• _Exercise prompt_
Restate the data word for word and leave the images out.
* * * * *
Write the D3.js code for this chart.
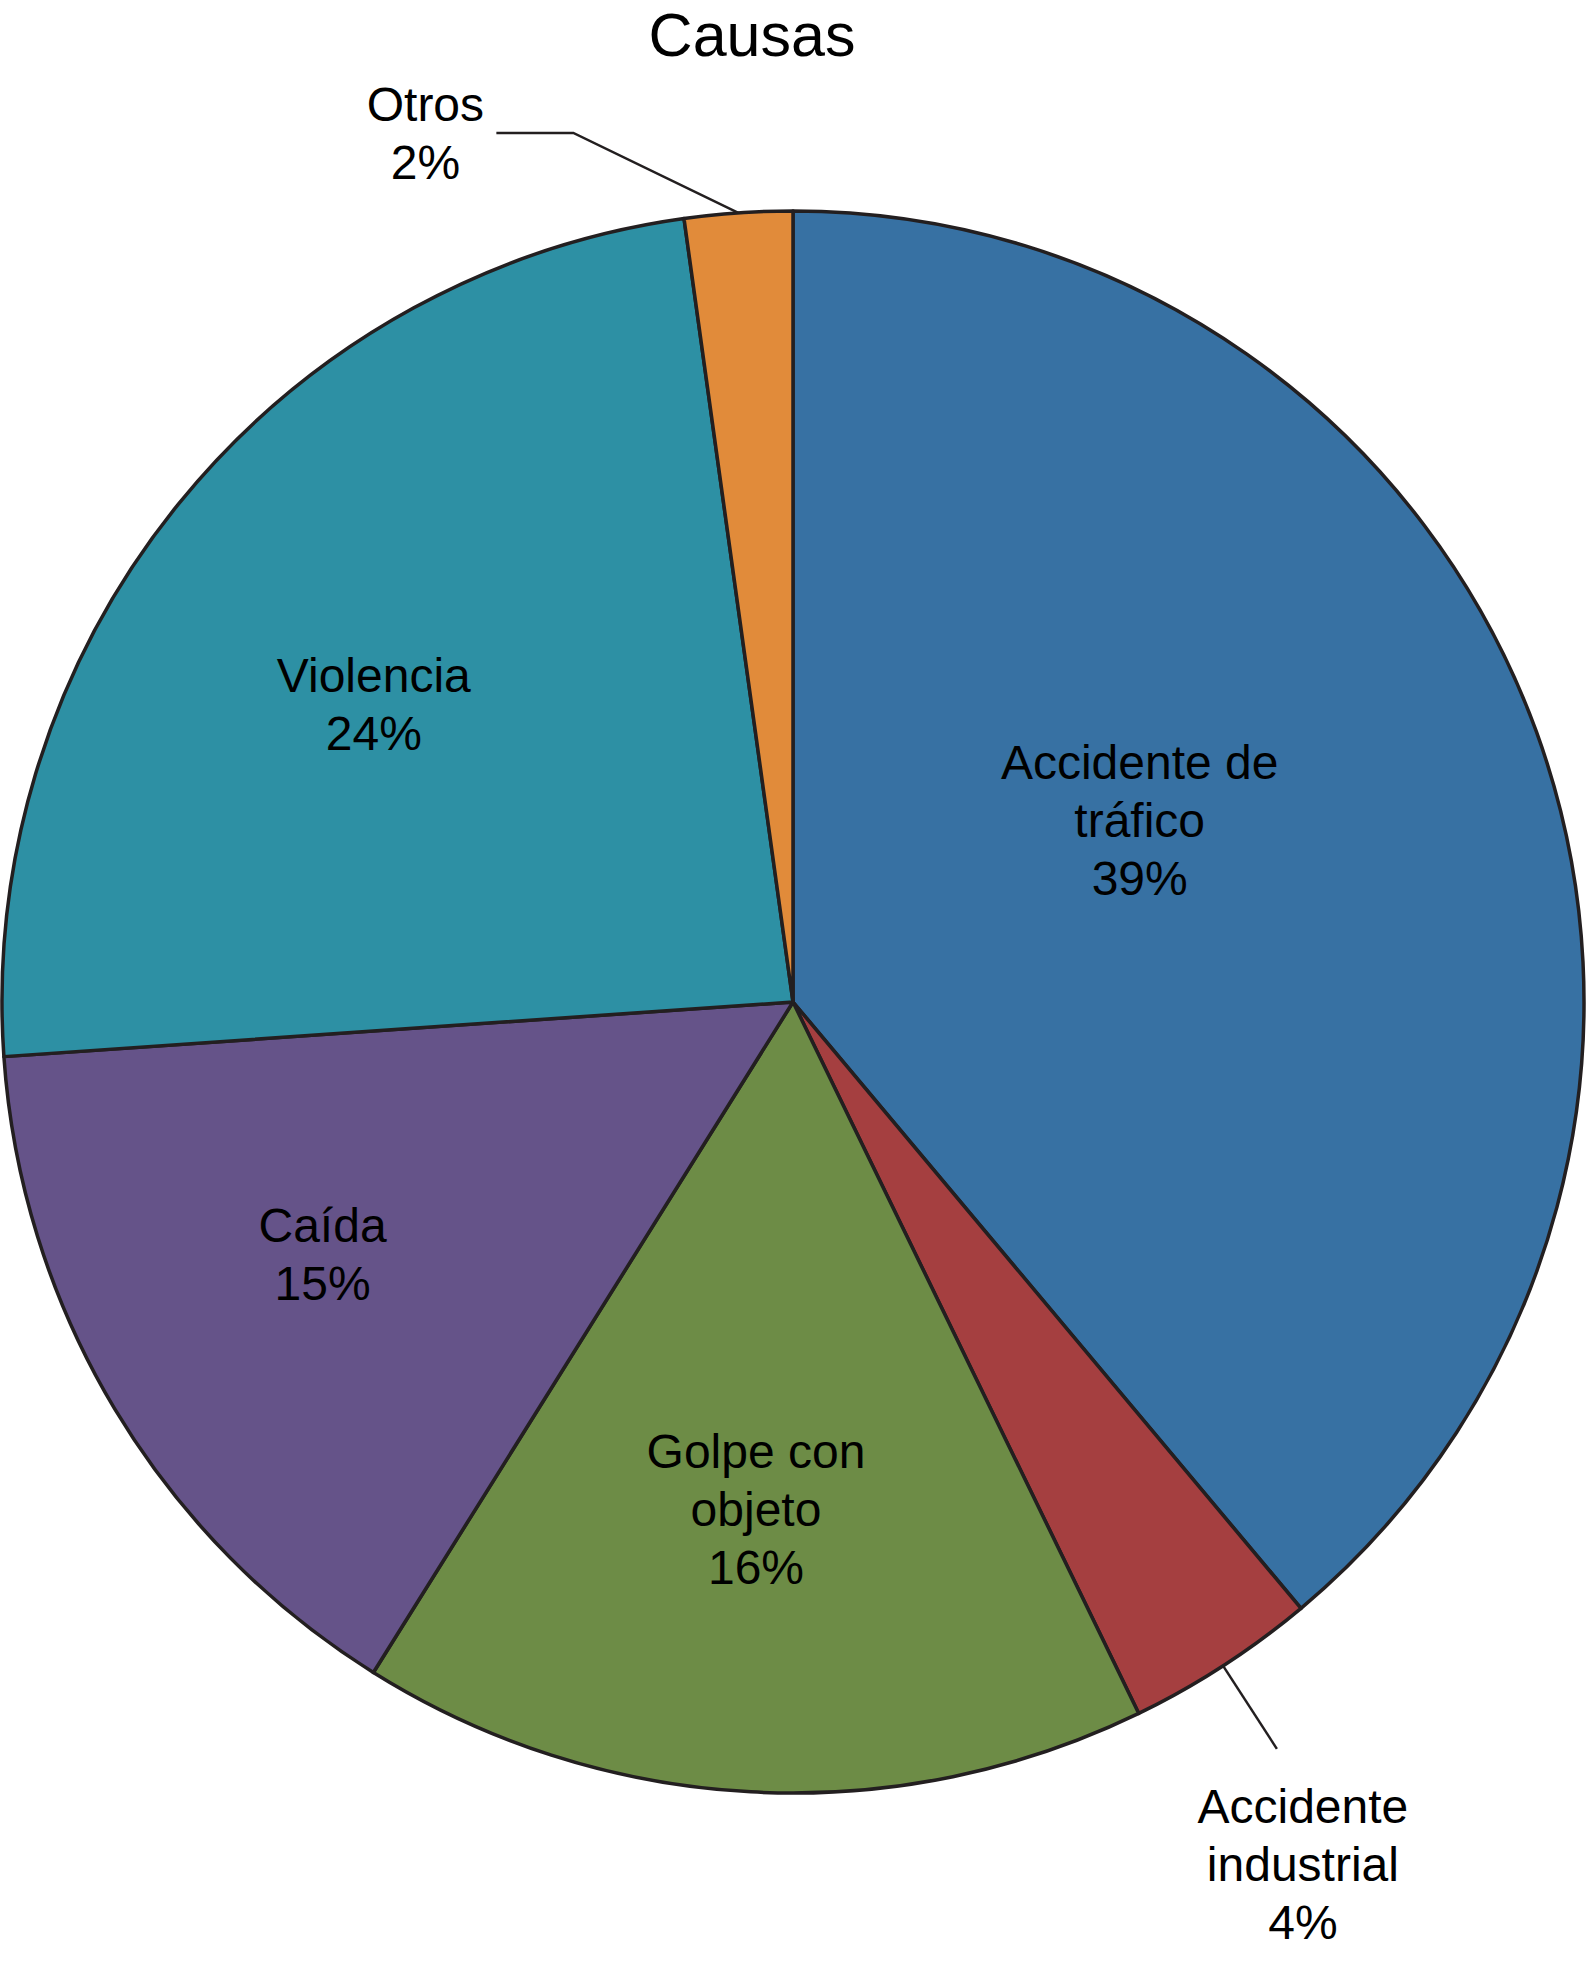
<!DOCTYPE html>
<html>
<head>
<meta charset="utf-8">
<script src="https://cdn.jsdelivr.net/npm/d3@7"></script>
<style>
  body { margin: 0; background: #fff; }
  text { font-family: "Liberation Sans", Arial, Helvetica, sans-serif; fill: #000; }
</style>
</head>
<body>
<div id="chart"></div>
<script>
const categories = ['Accidente de\ntráfico', 'Accidente\nindustrial', 'Golpe con\nobjeto', 'Caída', 'Violencia', 'Otros'];
const values = [38.9, 3.9, 16.1, 15.0, 23.9, 2.2];
const colors = ['#3771A3', '#A53F40', '#6D8C46', '#655389', '#2D90A4', '#E18B3A'];

// label placement: inside labels sit on the centroid at radius fraction r, nudged a bit
const labelLayout = [
    { r: 0.5, dx: -25, dy: -47 },
    { outside: 'radial' },
    { r: 0.64, dx: -10, dy: 1 },
    { r: 0.67, dx: -16, dy: -21 },
    { r: 0.65, dx: -20, dy: 26 },
    { outside: 'elbow' }
];

const width = 1587;
const height = 1966;
const cx = 793, cy = 1002;
const radius = 791;
const fontSize = 48;
const lineH = 58;

const svg = d3.select('#chart')
    .append('svg')
    .attr('width', width)
    .attr('height', height);

svg.append('text')
    .attr('x', 752)
    .attr('y', 56)
    .attr('text-anchor', 'middle')
    .style('font-size', '61px')
    .text('Causas');

const g = svg.append('g')
    .attr('transform', `translate(${cx}, ${cy})`);

const pie = d3.pie()
    .value(d => d)
    .sort(null);

const data_ready = pie(values);
const total = d3.sum(values);

const arc = d3.arc()
    .innerRadius(0)
    .outerRadius(radius);

g.selectAll('path')
    .data(data_ready)
    .enter()
    .append('path')
    .attr('d', arc)
    .attr('fill', (d, i) => colors[i])
    .attr('stroke', '#231F20')
    .attr('stroke-width', 3.5)
    .attr('stroke-linejoin', 'round');

function textBlock(lines, x, yCenter, anchor) {
    const t = g.append('text')
        .attr('text-anchor', anchor || 'middle')
        .style('font-size', fontSize + 'px');
    const first = yCenter - (lines.length - 1) * lineH / 2 + fontSize * 0.36;
    lines.forEach((ln, i) => {
        t.append('tspan')
            .attr('x', x)
            .attr('y', first + i * lineH)
            .text(ln);
    });
}

data_ready.forEach((d, i) => {
    const lines = categories[i].split('\n');
    lines.push(Math.round(d.data / total * 100) + '%');
    const lay = labelLayout[i];
    const mid = (d.startAngle + d.endAngle) / 2;
    const px = r => Math.sin(mid) * r;
    const py = r => -Math.cos(mid) * r;

    if (!lay.outside) {
        const x = px(radius * lay.r) + lay.dx;
        const y = py(radius * lay.r) + lay.dy;
        textBlock(lines, x, y);
    } else if (lay.outside === 'radial') {
        const x0 = px(radius), y0 = py(radius);
        const x1 = px(radius * 1.125), y1 = py(radius * 1.125);
        g.append('path')
            .attr('d', d3.line()([[x0, y0], [x1, y1]]))
            .attr('fill', 'none')
            .attr('stroke', '#231F20')
            .attr('stroke-width', 2.5);
        textBlock(lines, x1 + 26, y1 + 74 + lineH - fontSize * 0.36);
    } else {
        const x0 = px(radius), y0 = py(radius);
        const elbow = [x0 - 165, y0 - 80];
        const end = [elbow[0] - 77, elbow[1]];
        g.append('path')
            .attr('d', d3.line()([[x0, y0], elbow, end]))
            .attr('fill', 'none')
            .attr('stroke', '#231F20')
            .attr('stroke-width', 2.5);
        textBlock(lines, end[0] - 71, end[1]);
    }
});
</script>
</body>
</html>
* * * * *
• _Full solution_
Write the D3.js code for this chart.
<!DOCTYPE html>
<html>
<head>
<meta charset="utf-8">
<script src="https://cdn.jsdelivr.net/npm/d3@7"></script>
<style>
  body { margin: 0; background: #fff; }
  text { font-family: "Liberation Sans", Arial, Helvetica, sans-serif; fill: #000; }
</style>
</head>
<body>
<div id="chart"></div>
<script>
const categories = ['Accidente de\ntráfico', 'Accidente\nindustrial', 'Golpe con\nobjeto', 'Caída', 'Violencia', 'Otros'];
const values = [38.9, 3.9, 16.1, 15.0, 23.9, 2.2];
const colors = ['#3771A3', '#A53F40', '#6D8C46', '#655389', '#2D90A4', '#E18B3A'];

// label placement: inside labels sit on the centroid at radius fraction r, nudged a bit
const labelLayout = [
    { r: 0.5, dx: -25, dy: -47 },
    { outside: 'radial' },
    { r: 0.64, dx: -10, dy: 1 },
    { r: 0.67, dx: -16, dy: -21 },
    { r: 0.65, dx: -20, dy: 26 },
    { outside: 'elbow' }
];

const width = 1587;
const height = 1966;
const cx = 793, cy = 1002;
const radius = 791;
const fontSize = 48;
const lineH = 58;

const svg = d3.select('#chart')
    .append('svg')
    .attr('width', width)
    .attr('height', height);

svg.append('text')
    .attr('x', 752)
    .attr('y', 56)
    .attr('text-anchor', 'middle')
    .style('font-size', '61px')
    .text('Causas');

const g = svg.append('g')
    .attr('transform', `translate(${cx}, ${cy})`);

const pie = d3.pie()
    .value(d => d)
    .sort(null);

const data_ready = pie(values);
const total = d3.sum(values);

const arc = d3.arc()
    .innerRadius(0)
    .outerRadius(radius);

g.selectAll('path')
    .data(data_ready)
    .enter()
    .append('path')
    .attr('d', arc)
    .attr('fill', (d, i) => colors[i])
    .attr('stroke', '#231F20')
    .attr('stroke-width', 3.5)
    .attr('stroke-linejoin', 'round');

function textBlock(lines, x, yCenter, anchor) {
    const t = g.append('text')
        .attr('text-anchor', anchor || 'middle')
        .style('font-size', fontSize + 'px');
    const first = yCenter - (lines.length - 1) * lineH / 2 + fontSize * 0.36;
    lines.forEach((ln, i) => {
        t.append('tspan')
            .attr('x', x)
            .attr('y', first + i * lineH)
            .text(ln);
    });
}

data_ready.forEach((d, i) => {
    const lines = categories[i].split('\n');
    lines.push(Math.round(d.data / total * 100) + '%');
    const lay = labelLayout[i];
    const mid = (d.startAngle + d.endAngle) / 2;
    const px = r => Math.sin(mid) * r;
    const py = r => -Math.cos(mid) * r;

    if (!lay.outside) {
        const x = px(radius * lay.r) + lay.dx;
        const y = py(radius * lay.r) + lay.dy;
        textBlock(lines, x, y);
    } else if (lay.outside === 'radial') {
        const x0 = px(radius), y0 = py(radius);
        const x1 = px(radius * 1.125), y1 = py(radius * 1.125);
        g.append('path')
            .attr('d', d3.line()([[x0, y0], [x1, y1]]))
            .attr('fill', 'none')
            .attr('stroke', '#231F20')
            .attr('stroke-width', 2.5);
        textBlock(lines, x1 + 26, y1 + 74 + lineH - fontSize * 0.36);
    } else {
        const x0 = px(radius), y0 = py(radius);
        const elbow = [x0 - 165, y0 - 80];
        const end = [elbow[0] - 77, elbow[1]];
        g.append('path')
            .attr('d', d3.line()([[x0, y0], elbow, end]))
            .attr('fill', 'none')
            .attr('stroke', '#231F20')
            .attr('stroke-width', 2.5);
        textBlock(lines, end[0] - 71, end[1]);
    }
});
</script>
</body>
</html>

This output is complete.